Savaşın yakıp yıktığı yerden gelip kentsel dönüşümün yerle bir ettiği harabelere yerleşen 15 kişilik ailenin en büyüğü Hacı Ali ise şöyle diyor: “Savaştan sonra buraya geldik, perişan olduk, iş bulamıyoruz. Çocuklarımız mendil, su satarak geçimimizi sağlıyor ama o da ancak ekmek almamıza yetiyor. Buraya geldiğimizde bize burada kimse sahip çıkmadı, soran olmadı. Biz dünyaya yem olduk.”

8 AYLIK BEBEĞİN FELÇ RİSKİ VAR

Kobanêliler, sağlıksız yaşam koşulları nedeniyle birçok hastalıkla mücadele etmeye çalışıyor. Bir ailede 3 kişi, başka bir ailede ise 2 kişi bulaşıcı riski yüksek olan verem hastalığının pençesinde. IŞİD’in Kobanê’ye saldırdığı sırada şehirde kalıp YPG saflarında savaşanlar arasında 19 yaşında verem hastası olan Selim’in babası da var. Eşinden 3 aydır haber alamadıklarını anlatan Selim’in annesi, kendisinin de sağlık sorunları olduğunu söylüyor.
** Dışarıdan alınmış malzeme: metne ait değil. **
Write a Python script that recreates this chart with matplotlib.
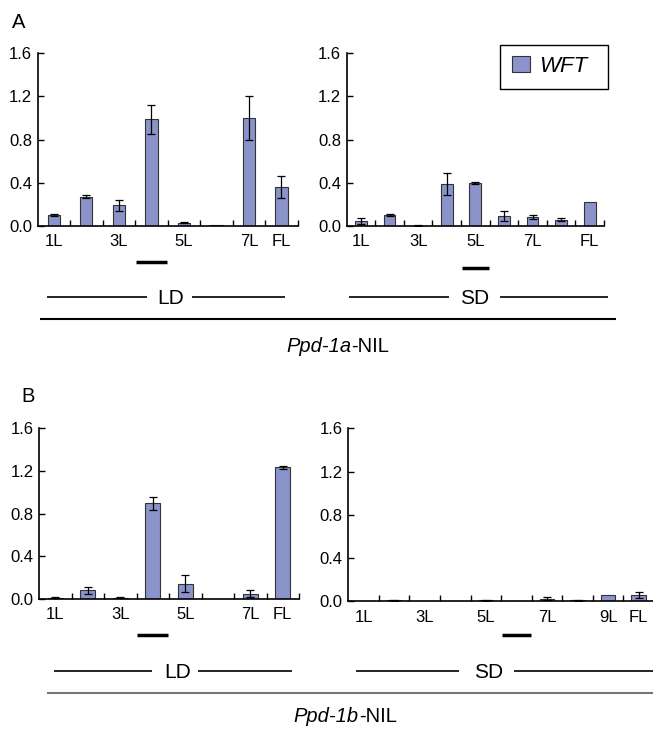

Geçirdiği menenjit hastalığı sonrasında hidrosefaliye (beyinde su toplaması) yakalanan 8 aylık Jaber bebeğin tedavi edilmediği taktirde felç kalma ve zihinsel engelli olma riski var. Henüz 10 günlük olan Murat bebek ise doğumu sırasında kaptığı mikrop nedeniyle gözlerini açamıyor. Temel besin ve barınmalarını sağlayabilmek için geçimlerini dilencilikle sağlayan Kobanêli sığınmacılar, hastalarının bir an evvel tedavi edilmesini istiyor. Hacı Ali, “Sınır kapısından yasal yollarla giremediğimiz için sığınmacı kimliklerimiz yok. Kimliğimiz olmadığı için hastaneye de gidemiyoruz” dedi.

DAYANIŞMA BEKLİYORLAR

Yağmurdan, kardan kıştan koruyacak bir camı dahi olmayan harabeleri çöpe bırakılan eşyalarla yaşam alanına dönüştüren sığınmacılar, Türkiye halklarından dayanışma beklediklerini söylüyor. Öncelikli olarak hastalarının tedavi edilmesini isteyen sığınmacılar, önümüzün kış olduğunu hatırlatarak barınma sorunlarına da çözüm bulunmasını istiyor. Kobaneli sığınmacılar, yalın ayak yürümekten ayaklarında çıban çıkan çocukları için ise ayakkabı ve giysi talebinde bulunuyor.